Québec songe à poursuivre Ottawa pour contester sa garantie de prêt «déloyale» de 4,2 milliards à Terre-Neuve pour la centrale hydro-électrique du Bas-Churchill.

«Pour l'instant, on n'écarte aucune option, que ce soit un recours juridique ou politique», annonce Pierre Moreau, ministère des Affaires intergouvernementales.

Ottawa a confirmé sa participation au projet ce matin en adoptant un protocole d'entente avec Terre-Neuve-et-Labrador.

L'entente finale doit être signée d'ici le 30 novembre. Comme il s'y était engagé en campagne électorale, le gouvernement Harper offrira une garantie de prêt de 4,2 milliards, sur un projet de 6,2 milliards. L'argent servira à construire des câbles sous-marins pour acheminer l'électricité de la centrale du Labrador à Terre-Neuve puis à la Nouvelle-Écosse. Elle pourra ensuite être vendue au reste du marché nord-américain.

Terre-Neuve-et-Labrador voulait utiliser les lignes de transmission du Québec pour transporter son électricité vers les États-Unis. Il n'y a pas eu d'entente. La province a réagi avec ce projet de câbles sous-marins pour contourner le Québec.

Or, Québec n'a jamais reçu - et ne demande pas non plus - de subvention fédérale pour transporter son électricité.

Cette subvention a déjà été dénoncée unanimement par l'Assemblée nationale. Elle est toutefois appuyée par l'opposition à Ottawa, à l'exception du Bloc. Le NPD appuie la garantie de prêt, mais demande une aide similaire à d'autres projets verts dans le reste du pays.

Seulement 40% de l'électricité produite par la centrale est destinée au marché terre-neuvien.
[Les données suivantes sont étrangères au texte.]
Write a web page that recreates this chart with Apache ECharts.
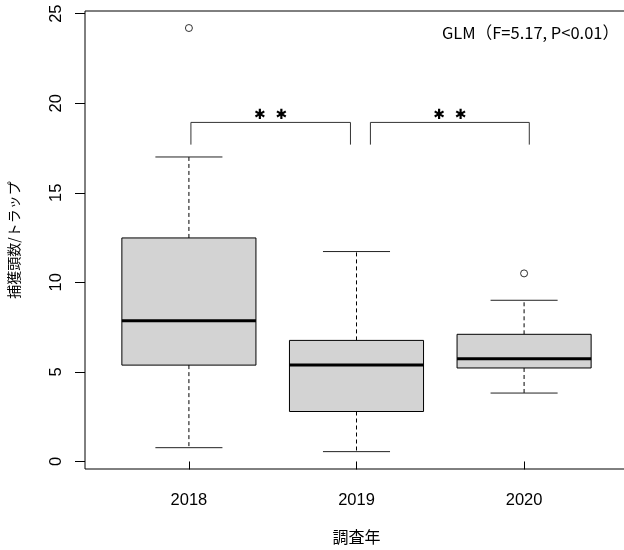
<!DOCTYPE html>
<html>
<head>
<meta charset="utf-8">
<script src="https://cdn.jsdelivr.net/npm/echarts@6/dist/echarts.min.js"></script>
<style>
    html, body { margin: 0; padding: 0; background: #fff; }
    #chart { width: 624px; height: 550px; }
</style>
</head>
<body>
<div id="chart"></div>
<script>
// 調査年ごとの箱ひげ図データ
var years = ['2018', '2019', '2020'];
var whiskerLow = [0.77, 0.55, 3.82];
var q1 = [5.38, 2.79, 5.22];
var median = [7.86, 5.38, 5.74];
var q3 = [12.48, 6.76, 7.10];
var whiskerHigh = [17.0, 11.72, 9.0];
// 外れ値 [年の位置, 値]
var outliers = [[1, 24.2], [3, 10.5]];
var yTicks = [0, 5, 10, 15, 20, 25];
// 有意差の括弧 [x左, x右, 上端, 下端]
var brackets = [[1.012, 1.964, 18.93, 17.69], [2.083, 3.031, 18.93, 17.69]];
var starText = ['✱  ✱', '✱  ✱'];
var starY = [19.35, 19.35];

var xPos = years.map(function (y, i) { return i + 1; });
var boxData = years.map(function (y, i) {
    return [xPos[i], whiskerLow[i], q1[i], median[i], q3[i], whiskerHigh[i]];
});
var bracketData = brackets.map(function (b, i) {
    return b.concat([starY[i], i]);
});

var BOX_W = 0.8, STAPLE_W = 0.4;

function renderBox(params, api) {
    var x = api.value(0);
    var pLow = api.coord([x, api.value(1)]);
    var pQ1 = api.coord([x, api.value(2)]);
    var pMed = api.coord([x, api.value(3)]);
    var pQ3 = api.coord([x, api.value(4)]);
    var pHigh = api.coord([x, api.value(5)]);
    var hb = api.size([BOX_W, 0])[0] / 2;
    var hs = api.size([STAPLE_W, 0])[0] / 2;
    var cx = pMed[0];
    var dashStyle = { stroke: '#000', lineWidth: 1, lineDash: [4, 3] };
    return {
        type: 'group',
        children: [
            { type: 'line', shape: { x1: cx, y1: pQ3[1], x2: cx, y2: pHigh[1] }, style: dashStyle },
            { type: 'line', shape: { x1: cx, y1: pQ1[1], x2: cx, y2: pLow[1] }, style: dashStyle },
            { type: 'line', shape: { x1: cx - hs, y1: pHigh[1], x2: cx + hs, y2: pHigh[1] }, style: { stroke: '#222', lineWidth: 1 } },
            { type: 'line', shape: { x1: cx - hs, y1: pLow[1], x2: cx + hs, y2: pLow[1] }, style: { stroke: '#222', lineWidth: 1 } },
            { type: 'rect', shape: { x: cx - hb, y: pQ3[1], width: hb * 2, height: pQ1[1] - pQ3[1] },
              style: { fill: '#d3d3d3', stroke: '#000', lineWidth: 1 } },
            { type: 'line', shape: { x1: cx - hb, y1: pMed[1], x2: cx + hb, y2: pMed[1] }, style: { stroke: '#000', lineWidth: 3 } }
        ]
    };
}

function renderBracket(params, api) {
    var a = api.coord([api.value(0), api.value(2)]);
    var b = api.coord([api.value(1), api.value(2)]);
    var aB = api.coord([api.value(0), api.value(3)]);
    var bB = api.coord([api.value(1), api.value(3)]);
    var s = api.coord([(api.value(0) + api.value(1)) / 2, api.value(4)]);
    return {
        type: 'group',
        children: [
            { type: 'polyline', shape: { points: [aB, a, b, bB] }, style: { stroke: '#333', lineWidth: 1, fill: null } },
            { type: 'text', x: s[0], y: s[1],
              style: { text: starText[api.value(5)], fill: '#000', align: 'center', verticalAlign: 'middle',
                       font: 'bold 14px "DejaVu Sans"' } }
        ]
    };
}

var chart = echarts.init(document.getElementById('chart'));
chart.setOption({
    animation: false,
    backgroundColor: '#fff',
    grid: {
        left: 85, right: -4, top: 11, bottom: 81,
        outerBoundsMode: 'none', containLabel: false,
        show: true, borderColor: '#000', borderWidth: 1, backgroundColor: 'transparent'
    },
    xAxis: {
        type: 'value', min: 0.38, max: 3.62,
        name: '調査年', nameLocation: 'middle', nameGap: 60,
        nameTextStyle: { fontFamily: 'Noto Sans CJK JP', fontSize: 16, color: '#000' },
        axisLine: { show: false },
        splitLine: { show: false },
        axisTick: { show: true, length: 8, customValues: xPos, lineStyle: { color: '#000' } },
        axisLabel: {
            customValues: xPos, margin: 23, color: '#000',
            fontFamily: 'Liberation Sans', fontSize: 16.5,
            formatter: function (v) { return years[Math.round(v) - 1]; }
        }
    },
    yAxis: {
        type: 'value', min: -0.42, max: 25.15,
        name: '捕獲頭数/トラップ', nameLocation: 'middle', nameGap: 64, nameRotate: 90,
        nameTextStyle: { fontFamily: 'Noto Sans CJK JP', fontSize: 14, color: '#000' },
        axisLine: { show: false },
        splitLine: { show: false },
        axisTick: { show: true, length: 10, customValues: yTicks, lineStyle: { color: '#000' } },
        axisLabel: {
            customValues: yTicks, rotate: 90, margin: 20, color: '#000',
            fontFamily: 'Liberation Sans', fontSize: 16.5
        }
    },
    graphic: [{
        type: 'text', right: 5, top: 24,
        style: { text: 'GLM（F=5.17, P<0.01）', fill: '#000', font: '16.5px "Noto Sans CJK JP"' }
    }],
    series: [
        { type: 'custom', renderItem: renderBox, data: boxData, encode: { x: 0, y: [1, 2, 3, 4, 5] } },
        { type: 'scatter', data: outliers, symbol: 'circle', symbolSize: 7,
          itemStyle: { color: '#fff', borderColor: '#000', borderWidth: 1 } },
        { type: 'custom', renderItem: renderBracket, data: bracketData, encode: { x: [0, 1], y: [2, 3, 4] } }
    ]
});
</script>
</body>
</html>
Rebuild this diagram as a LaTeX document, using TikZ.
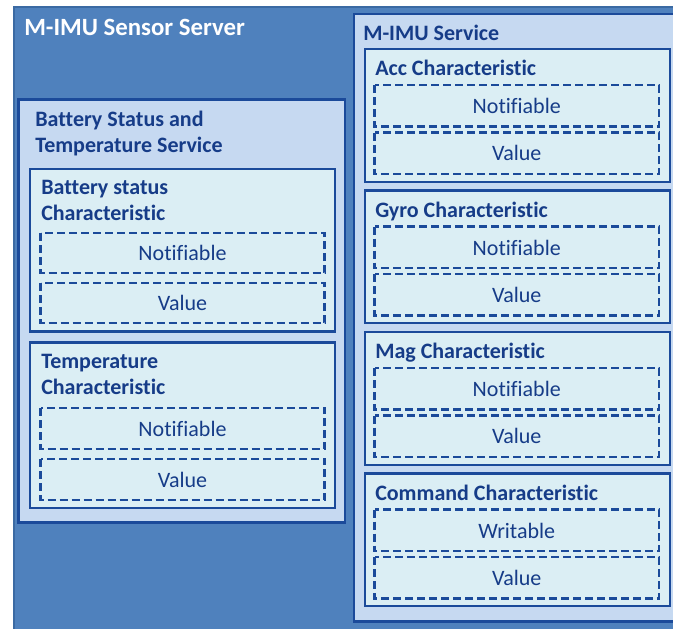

Le reste doit être vendu à la Nouvelle-Écosse (20%) et au reste du marché nord-américain (40%), calcule M. Moreau.

«(Le gouvernement Harper) crée une compétition déloyale sur le marché international et il subventionne aussi les tarifs d'électricité à Terre-Neuve-et-Labrador et en Nouvelle-Écosse, sur le marché domestique.

Le ministre estime que tout n'est pas encore joué. Les détails de l'entente financière seront dévoilés dans les prochaines semaines. Il pourrait s'agir d'une garantie de prêt ou d'un achat de garantie de prêt. Terre-Neuve-et-Labrador a déjà estimé qu'elle économisera ainsi 120 millions $ en versement d'intérêts.

M. Moreau attend de connaître ces détails avant de prendre une décision. Il dit pouvoir compter sur l'appui d'autres provinces. «Le gouvernement de l'Ontario a lui-même exprimé sa vive préoccupation que ses citoyens paient à même leurs taxes et leurs impôts les tarifs d'électricité de Terre-Neuve-et-Labrador et de la Nouvelle-Écosse», explique-t-il.

«Réédition de la nuit des longs couteaux»

Selon Sylvain Gaudreault, critique sortant du PQ en matière d'Énergie, cette garantie de prêt se compare à un des moments les plus marquants du dernier siècle de la politique canadienne.

C'est «ni plus, ni moins la réédition de la nuit des couteaux en plein jour», s'est-il indigné.

Il assure que sa métaphore n'est pas trop forte. «Les enjeux d'énergie, ce sont les enjeux de l'avenir», explique-t-il.

Il accuse le gouvernement Charest de «tolérer (...) que les Québécois se fassent avoir».

En juillet, la ministre des Ressources naturelles, Nathalie Normandeau, avait consenti à un cadre énergétique canadien, lors d'une rencontre à Kananaskis, en Alberta. «Le gouvernement perdu tout son rapport de force», déplore M. Gaudreault.

Traitement équitable, assure Ottawa

Le bureau de Christian Paradis, lieutenant politique du Québec dans le gouvernement Harper, s'étonne de ces doléances. «Toutes les régions du pays sont traitées équitablement, comme nous l'avions promis», assure Pascale Boulay, attachée de presse du ministre Paradis.

Le gouvernement Harper a déjà annoncé qu'il financerait les projets d'infrastructures qui diminuent significativement les émissions gaz à effet de serre. Celui du Bas-Churchill les pourrait les réduire de 4,5 millions de tonnes par année. C'est l'équivalent de retirer 3,2 millions de voitures des routes.

Le gouvernement Harper dit que si Québec dépose un projet, il sera évalué de façon équitable.